Moreover, the reader is unlikely to improve with practice. This point was made by a medical librarian I know who said, “Over the years, I’ve read thousands of articles in the mainstream journals and not gained any expertise in evaluating their validity.” I suspect that many (if not most) physicians feel the same way. Alienation can readily progress to disinterest. Physicians I’ve discussed this with and who have largely given up on reading the literature say it’s because they “get so little out of it.”
If it seems that I’m being lopsided in my criticism, I haven’t yet addressed the unresolved issues of commercial bias in scientific articles and political bias in policy pieces. The latter is particularly reprehensible because it masquerades under the rubric of virtue. When the Institute of Medicine came out with the report, “To Err Is Human,” and announced that there are 98,000 hospital deaths caused by medical error annually, they hired public relations firms to tout the results lest they go unnoticed and not be acted upon. Of course later analysis showed the number to be wildly exaggerated. This is hardly an isolated event. The Centers for Disease Control and Prevention have just admitted to drastically overstating the rapidly increasing role of obesity as a cause of death. Nor was it just an oversight or error. Contrary opinion within the research group was ignored. (Wall Street Journal, 11/23/04, page 1).

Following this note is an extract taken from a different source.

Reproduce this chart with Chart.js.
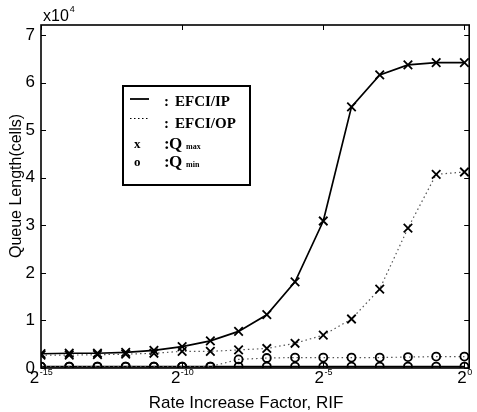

I am not making a plea for quickie science. Neither am I attempting to excuse the faults of the undedicated. The research community, practicing physicians, and the medical literature need to come into better balance. One simple measure would be to present statistical concepts in color and possibly in the form of a series of thermometers that suggest degrees of reliability. The use of detailed appendices after more pointed text would allow clinicians and researchers their respective areas of major interest. Editorial comment could address the gist of all the letters received from readers and not just the few chosen for publication. If the colored thermometers then need adjustment “on second thought,” that could be included. Online publication is another story altogether.
These are only a few preliminary thoughts. If there are other unhappy readers out there, I’d like to hear from you.